After the disastrous sinkholes were formed — just ask Tony Jordan and others whether they were a disaster — the foam injected below ground came floating up to the top in the retention pond by City Hall.
Several cars were temporarily abandoned by their owners after they drove the flooded streets of Georgetown. Some were parked overnight. At least three will likely need to have their entire electrical systems replaced.
Work is ongoing on the drainage project.
The question for residents and businesses in Georgetown is, “Are we better off now than we were $14 million ago?”
Another question: Was it really necessary to spend $14 million?
It’s true that the project is not yet completed. It may be that when it’s finished, residents and motorists won’t face flooding like they did on Monday.
But who knows?
In a front-page story today, we present some information on these issues. We’ve asked several City of Georgetown officials about the problems that came up Monday, and the answers we’ve received are in the story.
It’s ironic that one of the places that was surrounded by flood waters on Monday was the nice, brick pumphouse on Front Street next to City Hall.
It’s also worth noting that the sinkhole mess still hasn’t been resolved.
Tony Jordan’s Parrish Center where he and his wife had a UPS Store on Fraser Street is still vacant and open to the weather. That’s in the aftermath of a portion of the building collapsing into a sinkhole last fall.
Other buildings in the area where drainage work has been done still have their cracks. Some businesses were forced to move, or close.
These businesses and homes were damaged through no fault and no action of their owners, but just about everyone believes the drainage project and dewatering were either the cause or at least contributors to the sinkholes.
It’s way past time for the City of Georgetown, the S.C. Department of Transportation, the engineers and the contractors responsible for the drainage project to be forthright.
If the drainage project and dewatering caused the sinkholes, say so. The thousands — perhaps millions — of dollars’ worth of damage and loss of business should be made whole.
On July 19, City Council members voted to authorize two payments of $375,000 each to the S.C. Department of Transportation for … well, we don’t know. The agenda item does not say. And, there are no attachments in the 208-page agenda packet that explain in any way what the money was for.
It’s a safe bet it was for the drainage project, but who knows?
The packet simply states: “Points to Consider: The payments made to SCDOT will be reimbursed to the City through the $3,000,000 FEMA grant.”
And we’ll ask again, why did a complicated project like this one have to be done in the first place?
Thousands of acres of tidelands in Georgetown County were irrigated for rice for decades and decades. No diesel pumps were involved. Rice trunks that worked on gravity and tidal flow let the water in and out. The flood gates were adjusted manually. No other mechanical means were used.
The area where the steel mill now sits used to be part of a creek. Prior to 1968 when the mill was built, there was little or no flooding in that part of town. Many long-time residents recall the creek, and kids fishing there.

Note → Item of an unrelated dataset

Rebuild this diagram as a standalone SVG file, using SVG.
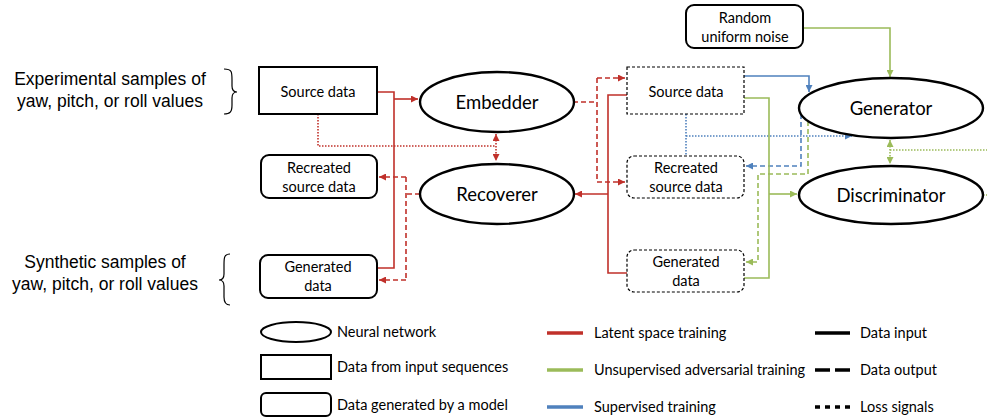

Part of what was once the DRI mill was torn down and fed into the furnaces to make new steel wire rod. That land could be used for a close approximation of the centuries-old natural flow of the creek bed.
That could be set up for what some have estimated to be a few million dollars.

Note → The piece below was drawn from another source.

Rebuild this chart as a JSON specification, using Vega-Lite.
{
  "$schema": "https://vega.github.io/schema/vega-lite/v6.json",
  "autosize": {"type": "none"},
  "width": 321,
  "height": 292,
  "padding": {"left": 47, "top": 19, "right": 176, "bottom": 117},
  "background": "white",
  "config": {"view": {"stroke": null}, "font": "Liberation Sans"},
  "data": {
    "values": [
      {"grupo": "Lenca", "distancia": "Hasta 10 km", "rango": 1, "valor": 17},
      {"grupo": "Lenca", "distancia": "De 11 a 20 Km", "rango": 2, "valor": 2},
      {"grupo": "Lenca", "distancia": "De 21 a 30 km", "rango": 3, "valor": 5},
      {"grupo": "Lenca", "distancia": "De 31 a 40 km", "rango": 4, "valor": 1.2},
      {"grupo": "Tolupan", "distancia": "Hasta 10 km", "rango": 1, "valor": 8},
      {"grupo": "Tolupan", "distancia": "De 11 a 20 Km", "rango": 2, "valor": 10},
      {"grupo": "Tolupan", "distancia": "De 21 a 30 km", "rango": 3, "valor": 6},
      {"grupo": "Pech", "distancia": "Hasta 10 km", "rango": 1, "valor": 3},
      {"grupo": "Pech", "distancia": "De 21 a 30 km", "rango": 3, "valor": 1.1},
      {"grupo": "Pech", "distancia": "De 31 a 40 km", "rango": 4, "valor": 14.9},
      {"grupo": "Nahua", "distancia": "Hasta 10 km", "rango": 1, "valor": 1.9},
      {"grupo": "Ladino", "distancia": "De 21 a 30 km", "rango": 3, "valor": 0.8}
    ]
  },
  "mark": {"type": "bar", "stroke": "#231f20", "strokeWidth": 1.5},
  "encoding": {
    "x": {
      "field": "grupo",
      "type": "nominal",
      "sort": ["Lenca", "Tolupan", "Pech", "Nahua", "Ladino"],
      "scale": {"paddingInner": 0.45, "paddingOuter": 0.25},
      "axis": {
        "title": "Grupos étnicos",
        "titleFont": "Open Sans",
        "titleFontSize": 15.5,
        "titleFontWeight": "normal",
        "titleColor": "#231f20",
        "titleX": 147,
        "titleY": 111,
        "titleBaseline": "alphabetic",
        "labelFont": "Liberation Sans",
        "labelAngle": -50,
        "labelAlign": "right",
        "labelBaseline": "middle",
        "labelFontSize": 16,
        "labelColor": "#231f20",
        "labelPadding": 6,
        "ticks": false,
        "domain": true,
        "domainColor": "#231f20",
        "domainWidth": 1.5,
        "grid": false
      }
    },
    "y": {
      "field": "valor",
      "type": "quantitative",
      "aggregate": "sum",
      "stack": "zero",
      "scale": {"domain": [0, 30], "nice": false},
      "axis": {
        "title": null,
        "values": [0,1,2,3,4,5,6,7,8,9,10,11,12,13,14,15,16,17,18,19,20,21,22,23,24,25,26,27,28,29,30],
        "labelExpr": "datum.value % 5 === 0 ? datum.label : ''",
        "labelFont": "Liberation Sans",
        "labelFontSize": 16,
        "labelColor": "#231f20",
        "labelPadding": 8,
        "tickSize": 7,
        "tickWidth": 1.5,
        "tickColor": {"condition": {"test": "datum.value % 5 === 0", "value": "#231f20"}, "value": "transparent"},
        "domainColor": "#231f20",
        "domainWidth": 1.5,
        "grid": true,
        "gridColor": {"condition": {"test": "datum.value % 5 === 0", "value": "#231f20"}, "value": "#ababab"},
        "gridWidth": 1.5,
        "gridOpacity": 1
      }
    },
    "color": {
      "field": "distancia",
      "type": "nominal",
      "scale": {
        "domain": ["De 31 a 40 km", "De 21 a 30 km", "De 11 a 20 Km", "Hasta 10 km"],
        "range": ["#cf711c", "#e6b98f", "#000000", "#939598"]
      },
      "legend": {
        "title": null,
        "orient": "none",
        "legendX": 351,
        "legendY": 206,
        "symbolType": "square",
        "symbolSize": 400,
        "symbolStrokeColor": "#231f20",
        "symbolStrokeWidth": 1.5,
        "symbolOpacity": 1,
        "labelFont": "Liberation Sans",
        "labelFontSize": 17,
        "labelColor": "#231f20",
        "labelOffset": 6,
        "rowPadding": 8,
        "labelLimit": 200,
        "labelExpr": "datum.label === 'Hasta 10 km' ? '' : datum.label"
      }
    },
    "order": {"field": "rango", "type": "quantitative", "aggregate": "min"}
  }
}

Regardless of any ordinance passed by City Council or regulations of the state Department of Transportation, water follows the law of gravity and simply will not flow uphill.
That’s what the current plan calls for, though, using pumps and pipes that can be clogged. The $14 million project sends water uphill, around the steel mill and then back down to the Sampit River.
We’ve asked several City officials to fill in the blanks for a lot of these questions.
They’ve provided some answers, but there are still many unknowns.
The people of the city and county of Georgetown deserve better answers.